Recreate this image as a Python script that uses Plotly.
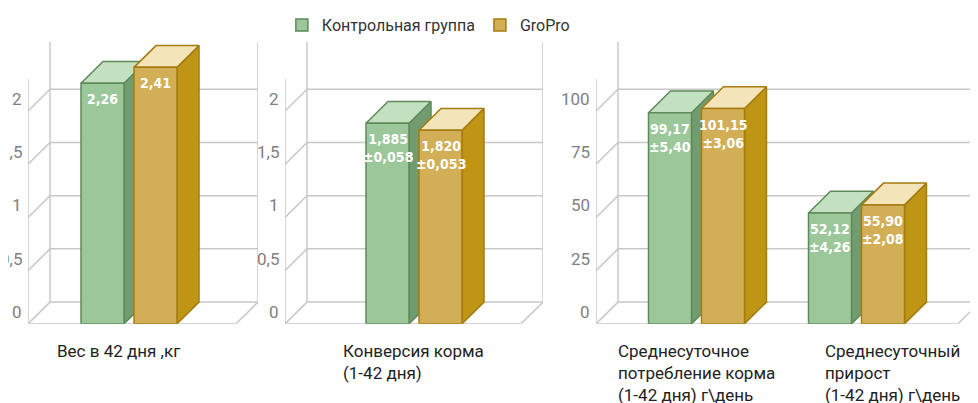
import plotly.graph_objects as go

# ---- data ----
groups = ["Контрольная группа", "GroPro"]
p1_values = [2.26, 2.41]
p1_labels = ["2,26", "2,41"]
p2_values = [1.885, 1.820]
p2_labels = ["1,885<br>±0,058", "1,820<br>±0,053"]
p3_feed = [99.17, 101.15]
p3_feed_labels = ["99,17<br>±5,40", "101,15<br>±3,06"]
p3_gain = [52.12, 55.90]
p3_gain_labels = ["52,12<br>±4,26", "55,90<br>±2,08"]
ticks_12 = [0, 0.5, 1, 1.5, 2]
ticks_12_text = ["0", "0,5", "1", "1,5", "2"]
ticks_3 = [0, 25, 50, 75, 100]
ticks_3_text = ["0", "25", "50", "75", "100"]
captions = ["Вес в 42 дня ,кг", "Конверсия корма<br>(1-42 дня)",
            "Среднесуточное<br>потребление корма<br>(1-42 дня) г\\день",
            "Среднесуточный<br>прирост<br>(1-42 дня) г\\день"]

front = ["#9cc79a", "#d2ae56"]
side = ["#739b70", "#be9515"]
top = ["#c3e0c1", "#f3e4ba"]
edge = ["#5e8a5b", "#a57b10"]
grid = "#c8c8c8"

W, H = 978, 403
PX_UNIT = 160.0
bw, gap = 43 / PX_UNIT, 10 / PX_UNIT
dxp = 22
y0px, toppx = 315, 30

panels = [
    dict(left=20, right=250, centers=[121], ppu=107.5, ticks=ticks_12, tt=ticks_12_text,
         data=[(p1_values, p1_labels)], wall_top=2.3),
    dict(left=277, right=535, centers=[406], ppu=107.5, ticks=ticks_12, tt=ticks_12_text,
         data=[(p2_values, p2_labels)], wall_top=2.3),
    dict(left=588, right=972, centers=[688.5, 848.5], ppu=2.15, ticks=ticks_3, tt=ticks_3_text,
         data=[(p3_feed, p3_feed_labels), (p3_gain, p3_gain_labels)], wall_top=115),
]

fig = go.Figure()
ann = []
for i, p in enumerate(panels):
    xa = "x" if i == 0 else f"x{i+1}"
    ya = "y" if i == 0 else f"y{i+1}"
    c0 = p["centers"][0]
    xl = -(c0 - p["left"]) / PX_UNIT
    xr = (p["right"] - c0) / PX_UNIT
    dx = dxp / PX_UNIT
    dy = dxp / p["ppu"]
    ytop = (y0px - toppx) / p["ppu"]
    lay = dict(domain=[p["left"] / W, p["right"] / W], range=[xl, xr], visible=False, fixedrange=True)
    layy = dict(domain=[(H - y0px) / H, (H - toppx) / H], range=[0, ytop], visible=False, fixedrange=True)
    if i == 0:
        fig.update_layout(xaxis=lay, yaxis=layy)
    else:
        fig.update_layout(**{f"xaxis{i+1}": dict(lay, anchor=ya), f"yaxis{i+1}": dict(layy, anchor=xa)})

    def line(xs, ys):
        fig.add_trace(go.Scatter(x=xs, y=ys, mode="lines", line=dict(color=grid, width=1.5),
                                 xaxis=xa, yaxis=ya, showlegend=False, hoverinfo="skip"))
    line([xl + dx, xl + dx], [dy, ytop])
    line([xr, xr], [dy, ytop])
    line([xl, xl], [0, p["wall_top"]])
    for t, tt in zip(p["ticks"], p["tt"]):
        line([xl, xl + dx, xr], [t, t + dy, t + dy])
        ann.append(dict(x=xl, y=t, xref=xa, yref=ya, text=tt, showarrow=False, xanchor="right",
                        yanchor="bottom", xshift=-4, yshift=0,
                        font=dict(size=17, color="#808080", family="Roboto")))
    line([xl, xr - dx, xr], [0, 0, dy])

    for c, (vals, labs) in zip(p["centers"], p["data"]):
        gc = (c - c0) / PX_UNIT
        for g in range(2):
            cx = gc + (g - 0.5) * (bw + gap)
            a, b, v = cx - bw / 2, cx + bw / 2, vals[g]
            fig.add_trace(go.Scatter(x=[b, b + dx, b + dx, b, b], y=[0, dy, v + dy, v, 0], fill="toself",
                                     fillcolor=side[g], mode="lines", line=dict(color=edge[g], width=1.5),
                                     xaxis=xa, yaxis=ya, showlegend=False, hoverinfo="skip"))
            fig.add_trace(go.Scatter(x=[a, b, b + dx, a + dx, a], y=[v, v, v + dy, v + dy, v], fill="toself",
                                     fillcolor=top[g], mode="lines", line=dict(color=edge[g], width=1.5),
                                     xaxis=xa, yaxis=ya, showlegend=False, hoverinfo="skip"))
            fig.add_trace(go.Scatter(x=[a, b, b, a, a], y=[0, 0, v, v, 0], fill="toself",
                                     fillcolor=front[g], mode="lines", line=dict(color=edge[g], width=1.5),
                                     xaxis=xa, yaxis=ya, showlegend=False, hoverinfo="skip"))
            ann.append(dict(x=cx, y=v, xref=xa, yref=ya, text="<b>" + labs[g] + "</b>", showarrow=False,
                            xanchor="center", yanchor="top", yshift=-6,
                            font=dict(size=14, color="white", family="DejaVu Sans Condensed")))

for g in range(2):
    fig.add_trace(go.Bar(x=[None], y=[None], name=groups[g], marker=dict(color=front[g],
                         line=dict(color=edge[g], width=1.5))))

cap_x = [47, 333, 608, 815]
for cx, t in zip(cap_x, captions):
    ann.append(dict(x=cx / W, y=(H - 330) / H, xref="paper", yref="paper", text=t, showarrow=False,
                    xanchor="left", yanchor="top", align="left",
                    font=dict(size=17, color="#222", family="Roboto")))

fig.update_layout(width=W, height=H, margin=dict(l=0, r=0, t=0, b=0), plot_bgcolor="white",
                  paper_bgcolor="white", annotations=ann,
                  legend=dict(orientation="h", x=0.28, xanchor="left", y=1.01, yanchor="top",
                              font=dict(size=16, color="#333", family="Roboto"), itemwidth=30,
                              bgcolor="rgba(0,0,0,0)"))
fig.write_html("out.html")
========
*Written problem*
The lines from the top of the data above through the one holding "import plotly.graph_objects as go" are to be repeated exactly, and only those, with no pictures.

*Complete response*
Recreate this image as a Python script that uses Plotly.
import plotly.graph_objects as go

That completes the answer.